DRAMATURG'S NOTES
With Jake's Women, Neil Simon brings his semi-autobiographical style to a
passionate, romantic, and evocative level not normally seen on a comedic stage.
His mastery of subtle humor and witty dialogue deepens by focusing on Jake's
two-act struggle to forgive his family, trust others, and truly love those closest
to him. A wife, a daughter, a sister, a girlfriend, a psychologist, and the ghost of a
former love fight to show the man they care for it's all right to feel. The problem?

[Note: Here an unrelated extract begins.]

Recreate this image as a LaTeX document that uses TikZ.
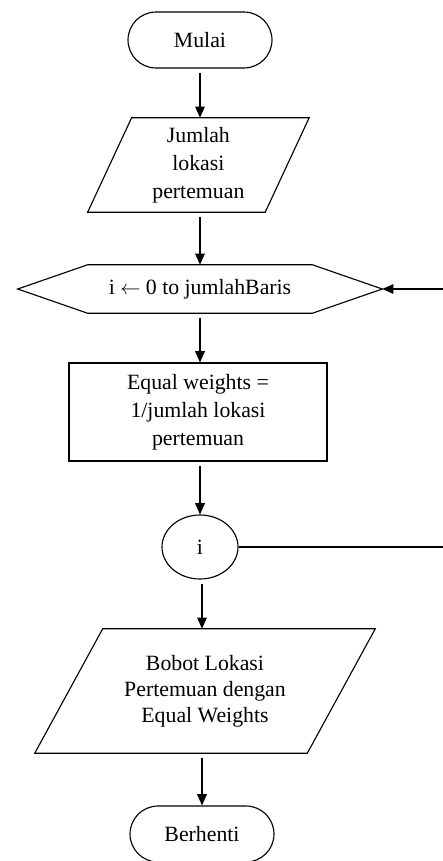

Jake's years of dishonesty and shattered relationships have crippled his perception
of reality. We see a man lost in the most terrifying place a writer could imagine:
his own mind.
While this might not be the most widely known work in the Simon canon, the play
certainly attests to his artistic brilliance. Jake's Women may not have the physical,
slapstick comedy seen in The Odd Couple (1965) and California Suite (1976) for
example, but it does provide a personal character study capable of entertaining
an audience with humor one moment while accentuating the magnetism of a
well-crafted relationship the next. What else can we expect from a man with
three Tony Awards, a Golden Globe, and a Pulitzer Prize?
Who is real in this New York City loft? What does it take to love while on the brink
of insanity? Can a self-centered, narcissistic writer learn to sacrifice the protection
of isolation for the strength of commitment? Director Earl Weaver and his cast try
to answer those questions in their interpretation of Jake's Women. Enjoy.